▸ What you need to do
Only lines holding the word "matplotlib" should be copied from the material.

▸ Data lines
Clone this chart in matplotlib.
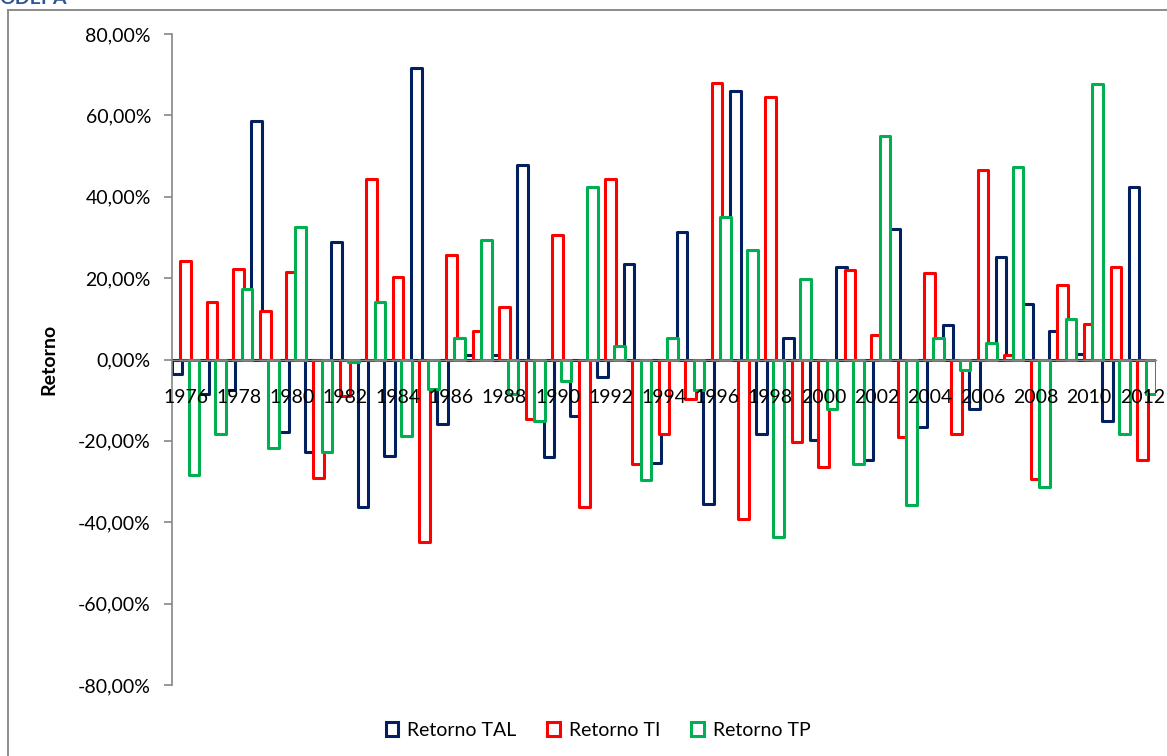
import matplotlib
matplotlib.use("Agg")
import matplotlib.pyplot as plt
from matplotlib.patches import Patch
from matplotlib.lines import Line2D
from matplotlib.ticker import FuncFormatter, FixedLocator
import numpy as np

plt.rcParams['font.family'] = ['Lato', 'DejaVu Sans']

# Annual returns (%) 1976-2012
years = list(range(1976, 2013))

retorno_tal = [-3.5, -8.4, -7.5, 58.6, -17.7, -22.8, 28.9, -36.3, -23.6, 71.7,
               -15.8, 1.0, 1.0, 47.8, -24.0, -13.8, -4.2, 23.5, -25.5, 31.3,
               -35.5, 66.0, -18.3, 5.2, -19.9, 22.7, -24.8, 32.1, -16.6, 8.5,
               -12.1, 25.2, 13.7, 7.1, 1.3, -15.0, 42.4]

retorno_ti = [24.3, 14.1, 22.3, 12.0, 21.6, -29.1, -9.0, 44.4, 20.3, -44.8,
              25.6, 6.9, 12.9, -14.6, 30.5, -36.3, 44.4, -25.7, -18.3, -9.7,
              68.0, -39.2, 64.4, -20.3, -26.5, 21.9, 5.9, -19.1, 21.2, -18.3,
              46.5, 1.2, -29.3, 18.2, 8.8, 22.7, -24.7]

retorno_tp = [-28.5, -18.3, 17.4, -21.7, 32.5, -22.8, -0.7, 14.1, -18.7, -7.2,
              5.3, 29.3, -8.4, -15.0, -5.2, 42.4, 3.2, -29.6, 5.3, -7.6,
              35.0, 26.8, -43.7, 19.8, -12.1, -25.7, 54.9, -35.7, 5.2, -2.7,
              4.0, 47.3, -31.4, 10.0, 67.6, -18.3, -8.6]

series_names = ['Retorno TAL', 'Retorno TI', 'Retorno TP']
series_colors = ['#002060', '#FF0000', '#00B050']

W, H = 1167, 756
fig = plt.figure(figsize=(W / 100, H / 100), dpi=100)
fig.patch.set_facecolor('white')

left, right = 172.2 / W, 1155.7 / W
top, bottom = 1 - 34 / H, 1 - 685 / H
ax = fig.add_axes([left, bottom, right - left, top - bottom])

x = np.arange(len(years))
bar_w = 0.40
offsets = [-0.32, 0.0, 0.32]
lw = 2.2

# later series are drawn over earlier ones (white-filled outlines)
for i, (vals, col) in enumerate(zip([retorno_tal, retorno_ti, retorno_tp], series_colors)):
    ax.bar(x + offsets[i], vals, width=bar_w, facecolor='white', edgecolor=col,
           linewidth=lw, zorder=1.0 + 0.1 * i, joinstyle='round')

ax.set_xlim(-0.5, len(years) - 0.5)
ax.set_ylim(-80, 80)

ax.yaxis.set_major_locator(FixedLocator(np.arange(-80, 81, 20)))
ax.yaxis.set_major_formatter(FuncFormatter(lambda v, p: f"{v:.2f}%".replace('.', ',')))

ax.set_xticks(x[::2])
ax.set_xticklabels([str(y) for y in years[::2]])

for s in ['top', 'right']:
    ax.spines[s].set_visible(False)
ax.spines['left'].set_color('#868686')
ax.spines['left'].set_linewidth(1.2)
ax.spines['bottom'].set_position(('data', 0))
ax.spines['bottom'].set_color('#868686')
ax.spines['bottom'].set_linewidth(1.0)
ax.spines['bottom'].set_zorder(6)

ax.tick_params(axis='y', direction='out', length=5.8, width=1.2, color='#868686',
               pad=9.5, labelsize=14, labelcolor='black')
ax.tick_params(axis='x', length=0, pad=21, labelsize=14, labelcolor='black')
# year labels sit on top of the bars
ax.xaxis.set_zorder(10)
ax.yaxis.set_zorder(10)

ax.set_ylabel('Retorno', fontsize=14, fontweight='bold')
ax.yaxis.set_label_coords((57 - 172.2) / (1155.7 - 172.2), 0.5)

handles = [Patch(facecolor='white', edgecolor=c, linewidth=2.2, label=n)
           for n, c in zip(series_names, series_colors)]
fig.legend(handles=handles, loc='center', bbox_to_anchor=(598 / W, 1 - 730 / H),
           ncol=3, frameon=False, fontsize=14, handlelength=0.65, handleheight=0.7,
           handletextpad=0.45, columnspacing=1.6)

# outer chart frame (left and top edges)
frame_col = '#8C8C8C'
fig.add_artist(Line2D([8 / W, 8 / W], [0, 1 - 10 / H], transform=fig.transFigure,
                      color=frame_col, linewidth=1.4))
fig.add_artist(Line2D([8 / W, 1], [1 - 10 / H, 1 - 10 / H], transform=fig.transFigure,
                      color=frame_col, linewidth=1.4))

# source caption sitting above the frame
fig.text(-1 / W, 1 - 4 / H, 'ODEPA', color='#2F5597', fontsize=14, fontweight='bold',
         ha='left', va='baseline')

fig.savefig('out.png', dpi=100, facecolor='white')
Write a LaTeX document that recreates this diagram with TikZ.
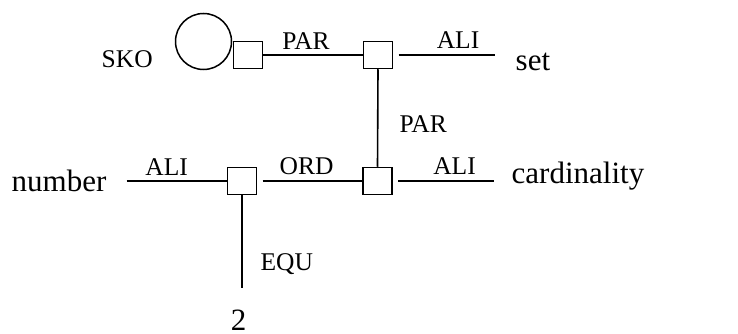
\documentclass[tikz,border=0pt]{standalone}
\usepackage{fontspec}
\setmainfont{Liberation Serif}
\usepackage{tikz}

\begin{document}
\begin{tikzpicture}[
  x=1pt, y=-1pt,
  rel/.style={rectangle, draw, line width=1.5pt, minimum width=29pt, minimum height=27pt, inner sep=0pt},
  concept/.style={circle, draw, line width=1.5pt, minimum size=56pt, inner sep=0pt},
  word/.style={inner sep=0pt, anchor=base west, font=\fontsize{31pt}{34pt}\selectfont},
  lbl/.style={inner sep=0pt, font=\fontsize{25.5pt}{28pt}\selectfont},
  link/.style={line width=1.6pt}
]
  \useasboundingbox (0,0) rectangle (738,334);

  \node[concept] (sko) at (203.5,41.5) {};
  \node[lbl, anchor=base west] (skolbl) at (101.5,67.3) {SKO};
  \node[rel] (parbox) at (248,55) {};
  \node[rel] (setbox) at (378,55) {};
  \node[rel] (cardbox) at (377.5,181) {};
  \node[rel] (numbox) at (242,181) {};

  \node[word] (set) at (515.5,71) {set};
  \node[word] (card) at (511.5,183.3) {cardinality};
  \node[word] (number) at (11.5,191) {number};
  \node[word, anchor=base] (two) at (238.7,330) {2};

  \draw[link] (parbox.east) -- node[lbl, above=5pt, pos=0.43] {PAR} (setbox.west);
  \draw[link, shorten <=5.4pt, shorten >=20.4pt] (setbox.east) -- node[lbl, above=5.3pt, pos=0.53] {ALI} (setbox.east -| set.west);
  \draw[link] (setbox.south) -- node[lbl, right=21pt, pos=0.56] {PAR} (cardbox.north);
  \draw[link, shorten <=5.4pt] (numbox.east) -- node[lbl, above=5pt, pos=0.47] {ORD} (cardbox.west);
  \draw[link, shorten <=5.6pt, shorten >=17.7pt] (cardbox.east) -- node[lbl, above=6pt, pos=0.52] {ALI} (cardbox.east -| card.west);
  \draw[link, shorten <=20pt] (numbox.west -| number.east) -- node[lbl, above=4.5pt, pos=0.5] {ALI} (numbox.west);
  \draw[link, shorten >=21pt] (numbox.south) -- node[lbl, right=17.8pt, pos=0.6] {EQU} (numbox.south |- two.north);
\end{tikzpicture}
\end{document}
---
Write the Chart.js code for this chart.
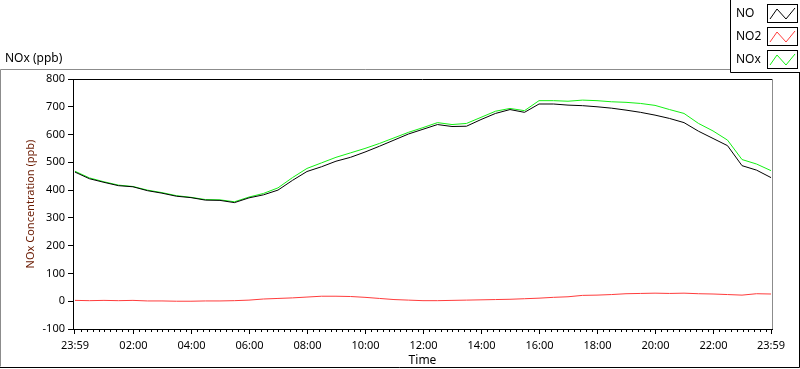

▸ Response
Clone this chart in matplotlib.
import matplotlib
matplotlib.use("Agg")
import matplotlib.pyplot as plt
from matplotlib.patches import Patch
from matplotlib.lines import Line2D
from matplotlib.ticker import FuncFormatter, FixedLocator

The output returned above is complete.